The movie hangs on Colin Firth’s performance. He not only gets the stammer perfect, but also the oddly nasal upper class British accent. Most importantly, he conveys the depth of George VI/Bertie’s fears–both the bullying of a royal childhood and his desire to rule and his terror of it. The stammer makes Bertie ungainly, awkward, but it also gives him the space to be the man he wants to be in some ways too. Royal duties aside, his family gives him great contentment, a fact that Firth conveys beautifully with his eyes.

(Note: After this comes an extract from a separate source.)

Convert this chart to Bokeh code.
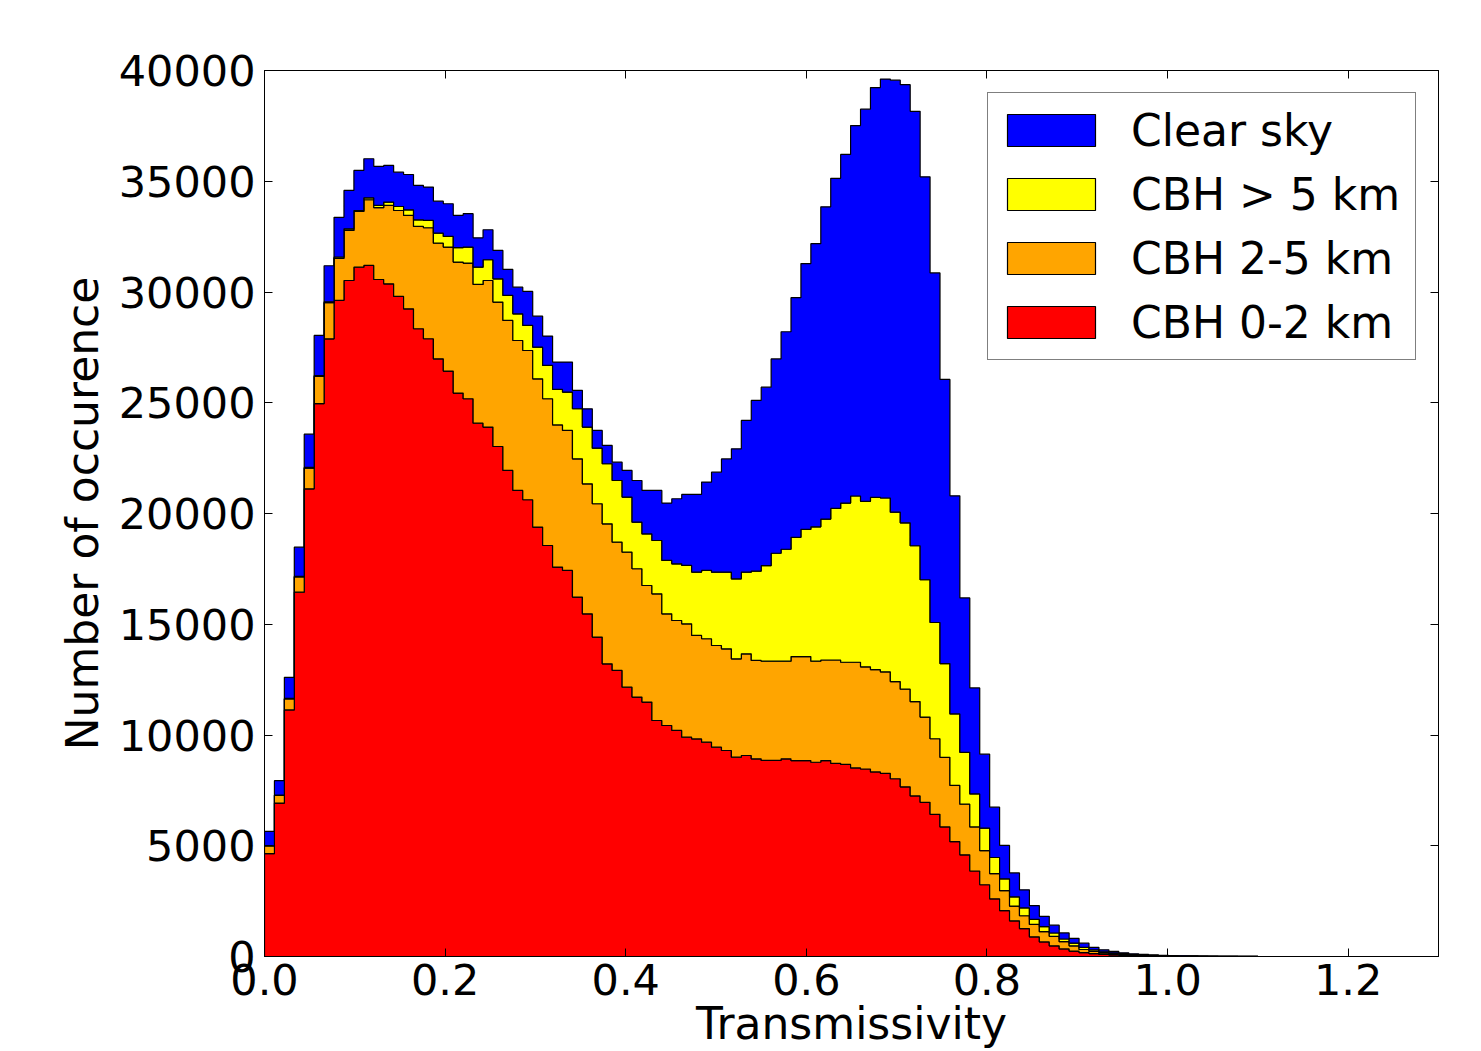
from bokeh.plotting import figure
from bokeh.models import (Range1d, LinearAxis, FixedTicker, NumeralTickFormatter,
                          CustomJSTickFormatter, Legend, LegendItem)
from bokeh.embed import file_html
from bokeh.resources import INLINE

# ---------------- data (100 bins of width 0.011 from 0.0 to 1.1) ----------------
n_bins = 100
bin_width = 0.011

cbh_0_2 = [4640, 6925, 11130, 16450, 21115, 24960, 27885, 29625, 30520, 31120,
           31200, 30565, 30370, 29800, 29240, 28340, 27890, 26985, 26430, 25435,
           25180, 24080, 23900, 23025, 21945, 21040, 20620, 19385, 18555, 17580,
           17430, 16225, 15470, 14420, 13215, 12915, 12160, 11710, 11485, 10655,
           10430, 10205, 9900, 9825, 9675, 9450, 9300, 9000, 9075, 8925,
           8850, 8850, 8925, 8845, 8845, 8770, 8845, 8720, 8670, 8515,
           8465, 8335, 8270, 8025, 7660, 7250, 6960, 6420, 5850, 5185,
           4590, 3860, 3240, 2605, 2070, 1610, 1260, 890, 660, 480,
           340, 245, 175, 130, 95, 70, 50, 38, 28, 21,
           16, 12, 9, 7, 5, 4, 3, 2, 1, 1]

cbh_2_5 = [350, 350, 500, 690, 935, 1230, 1630, 1895, 2260, 2515,
           2965, 3240, 3540, 3880, 4215, 4620, 5010, 5220, 5600, 5915,
           6125, 6260, 6620, 6520, 6770, 6770, 6740, 6695, 6625, 6420,
           6320, 6245, 5870, 6020, 6320, 5790, 6095, 5795, 5265, 5720,
           5040, 4965, 5120, 4670, 4670, 4590, 4590, 4440, 4590, 4440,
           4485, 4485, 4410, 4695, 4695, 4565, 4540, 4665, 4615, 4770,
           4615, 4615, 4580, 4385, 4410, 4260, 3850, 3410, 3140, 2540,
           2285, 1990, 1540, 1140, 900, 665, 580, 560, 460, 430,
           330, 235, 140, 95, 70, 50, 40, 30, 22, 17,
           13, 10, 8, 6, 5, 4, 3, 2, 1, 1]

cbh_gt_5 = [10, 15, 20, 20, 30, 40, 45, 60, 70, 45,
            85, 105, 150, 180, 255, 300, 330, 450, 480, 650,
            725, 780, 935, 1050, 1130, 1205, 1130, 1430, 1505, 1600,
            1730, 2260, 2560, 2510, 2710, 2785, 2485, 2105, 2330, 2405,
            2410, 2560, 2635, 2860, 3085, 3310, 3460, 3610, 3685, 4035,
            4310, 4870, 5050, 5385, 5745, 6065, 6365, 6845, 7185, 7505,
            7470, 7780, 7850, 7650, 7510, 7035, 6200, 5250, 4235, 3225,
            2345, 1490, 1015, 725, 535, 420, 355, 230, 230, 150,
            120, 120, 95, 70, 50, 40, 30, 22, 18, 14,
            11, 9, 7, 6, 5, 3, 2, 2, 1, 0]

clear_sky = [645, 650, 955, 1320, 1500, 1810, 1625, 1790, 1735, 1810,
             1765, 1760, 1655, 1550, 1595, 1550, 1505, 1445, 1475, 1460,
             1505, 1325, 1355, 1280, 1175, 1205, 1535, 1400, 1325, 1235,
             1355, 830, 825, 800, 830, 825, 1205, 1880, 1960, 2260,
             2590, 2935, 3205, 3505, 3990, 4515, 5115, 5870, 6850, 7705,
             8060, 8775, 9820, 10820, 12000, 12780, 14095, 14900, 15740, 16725,
             17705, 18500, 18915, 19505, 19780, 19610, 18190, 15780, 12830, 9850,
             6970, 4785, 3340, 2270, 1510, 1080, 815, 620, 465, 355,
             275, 215, 190, 120, 85, 70, 50, 35, 27, 20,
             15, 11, 9, 7, 5, 4, 3, 2, 2, 1]

series_labels = ["CBH 0-2 km", "CBH 2-5 km", "CBH > 5 km", "Clear sky"]
series_values = [cbh_0_2, cbh_2_5, cbh_gt_5, clear_sky]
series_colors = ["#ff0000", "#ffa500", "#ffff00", "#0000ff"]

x_ticks = [0.0, 0.2, 0.4, 0.6, 0.8, 1.0, 1.2]
y_ticks = [0, 5000, 10000, 15000, 20000, 25000, 30000, 35000, 40000]

FONT = "DejaVu Sans"

edges = [i * bin_width for i in range(n_bins + 1)]


def step_polygon(bottom, top):
    xs, ys = [], []
    for i in range(n_bins):
        xs += [edges[i], edges[i + 1]]
        ys += [top[i], top[i]]
    for i in reversed(range(n_bins)):
        xs += [edges[i + 1], edges[i]]
        ys += [bottom[i], bottom[i]]
    return xs, ys


p = figure(width=1481, height=1051,
           x_range=Range1d(0, 1.3), y_range=Range1d(0, 40000),
           output_backend="svg", toolbar_location=None,
           min_border_left=264, min_border_right=43,
           min_border_top=70, min_border_bottom=95)
p.background_fill_color = "white"
p.border_fill_color = "white"
p.outline_line_color = "black"
p.outline_line_width = 1
p.grid.visible = False

renderers = {}
bottom = [0] * n_bins
for label, vals, col in zip(series_labels, series_values, series_colors):
    top = [b + v for b, v in zip(bottom, vals)]
    xs, ys = step_polygon(bottom, top)
    r = p.patch(xs, ys, fill_color=col, line_color="black", line_width=1.2)
    renderers[label] = r
    bottom = top

# axes
for ax in (p.xaxis[0], p.yaxis[0]):
    ax.major_tick_in = 8
    ax.major_tick_out = 0
    ax.minor_tick_in = 0
    ax.minor_tick_out = 0
    ax.axis_line_color = "black"
    ax.major_tick_line_color = "black"
    ax.major_label_text_font = FONT
    ax.major_label_text_font_size = "43px"
    ax.major_label_text_color = "black"
    ax.axis_label_text_font = FONT
    ax.axis_label_text_font_size = "44px"
    ax.axis_label_text_font_style = "normal"
    ax.axis_label_text_color = "black"

p.xaxis[0].ticker = FixedTicker(ticks=x_ticks)
p.xaxis[0].formatter = NumeralTickFormatter(format="0.0")
p.xaxis[0].major_label_standoff = 7
p.xaxis[0].axis_label = "Transmissivity"
p.xaxis[0].axis_label_standoff = 0

p.yaxis[0].ticker = FixedTicker(ticks=y_ticks)
p.yaxis[0].formatter = NumeralTickFormatter(format="0")
p.yaxis[0].major_label_standoff = 9
p.yaxis[0].axis_label = "Number of occurence"
p.yaxis[0].axis_label_standoff = 8

blank = CustomJSTickFormatter(code="return ''")
top_axis = LinearAxis(ticker=FixedTicker(ticks=x_ticks), formatter=blank,
                      major_tick_in=8, major_tick_out=0, minor_tick_in=0, minor_tick_out=0,
                      axis_line_color="black", major_label_standoff=0)
right_axis = LinearAxis(ticker=FixedTicker(ticks=y_ticks), formatter=blank,
                        major_tick_in=8, major_tick_out=0, minor_tick_in=0, minor_tick_out=0,
                        axis_line_color="black", major_label_standoff=0)
p.add_layout(top_axis, "above")
p.add_layout(right_axis, "right")

legend_order = ["Clear sky", "CBH > 5 km", "CBH 2-5 km", "CBH 0-2 km"]
legend = Legend(items=[LegendItem(label=l, renderers=[renderers[l]]) for l in legend_order],
                location="top_right")
legend.margin = 22
legend.padding = 8
legend.spacing = 6
legend.glyph_width = 110
legend.glyph_height = 40
legend.label_height = 58
legend.label_standoff = 25
legend.label_width = 276
legend.label_text_font = FONT
legend.label_text_font_size = "44px"
legend.label_text_color = "black"
legend.border_line_color = "black"
legend.border_line_width = 1
legend.background_fill_color = "white"
legend.background_fill_alpha = 1
p.add_layout(legend)

open("out.html", "w").write(file_html(p, INLINE))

Every time he looks at his little girls, you feel both the King’s pride and joy in his family but also a deep sadness that he can’t speak to them the way he’d like.
The movie brought me back to a discussion my friend Walter and I had about why Americans and the American media are so interested in the upcoming royal wedding between Prince William and Kate Middleton. After all, they’re not our monarchy. From a political perspective, I’m decidedly pro-democracy. I think a monarchial system is in effective in the modern world, and truly, if I were a British taxpayer, I’d be less than enthusiastic that my money goes in part to support the royal family, even if a large part of that money goes into preserving historical estates, etc. that I think need to be preserved. Yet, from a cultural standpoint, I can’t help but be a little fascinated. It’s the same as any celebrity wedding on one hand. It’s really no different than the coverage of Chelsea Clinton’s wedding. Yet, there is more too it than mere celebrity. I think it stems from the symbolism of the monarchy. Great kings and queens, like George VI, manage to turn the inherited office into a symbol of national unity. I still feel the symbolic power of that office. Fixing his stammer allowed Bertie Windsor to become George VI. There’s cultural power in that transformation that resonates.